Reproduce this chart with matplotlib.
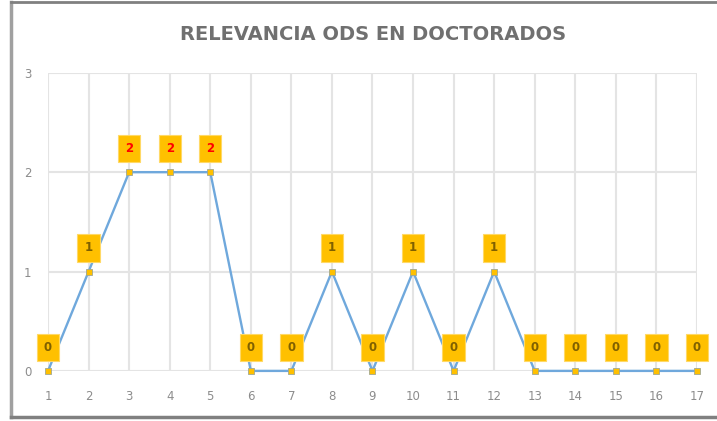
import matplotlib
matplotlib.use("Agg")
import matplotlib.pyplot as plt
from matplotlib.lines import Line2D

ods = list(range(1, 18))
relevancia = [0, 1, 2, 2, 2, 0, 0, 1, 0, 1, 0, 1, 0, 0, 0, 0, 0]
title = "RELEVANCIA ODS EN DOCTORADOS"
yticks = [0, 1, 2, 3]

fig = plt.figure(figsize=(7.17, 4.21), dpi=100)
ax = fig.add_axes([0.067, 0.119, 0.905, 0.708])

ax.plot(ods, relevancia, color="#6FA8DC", lw=1.7, zorder=3, clip_on=False,
        marker="s", markersize=5, markerfacecolor="#FFC000",
        markeredgecolor="#A0A890", markeredgewidth=0.6)

for x, y in zip(ods, relevancia):
    col = "#FF0000" if y == 2 else "#7F6000"
    ax.annotate(str(y), (x, y), xytext=(0, 17), textcoords="offset points",
                ha="center", va="center", fontsize=8.5, color=col, fontweight="bold",
                bbox=dict(boxstyle="square,pad=0.6", fc="#FFC000", ec="#FFD966", lw=0.8),
                zorder=5, annotation_clip=False)

ax.set_xlim(1, 17)
ax.set_ylim(0, 3)
ax.set_xticks(ods)
ax.set_yticks(yticks)
ax.grid(True, color="#E4E4E4", lw=1.5, zorder=0)
for s in ax.spines.values():
    s.set_visible(False)
ax.tick_params(length=0, colors="#8C8C8C", labelsize=8.5, pad=14)
ax.tick_params(axis="y", pad=12)

fig.text(0.52, 0.918, title, ha="center", va="center", fontsize=14,
         fontweight="semibold", color="#707070")

# outer chart border
fig.add_artist(Line2D([0.016, 0.016], [0.01, 0.995], color="#A0A0A0", lw=2.5))
fig.add_artist(Line2D([0.016, 1.0], [0.995, 0.995], color="#808080", lw=2))
fig.add_artist(Line2D([0.016, 1.0], [0.01, 0.01], color="#808080", lw=2.5))

fig.savefig("out.png", dpi=100)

────────────────────

Task description >> Sift the material for lines with the string "chart". Copy each one found.

Exercise response >>
Reproduce this chart with matplotlib.
# outer chart border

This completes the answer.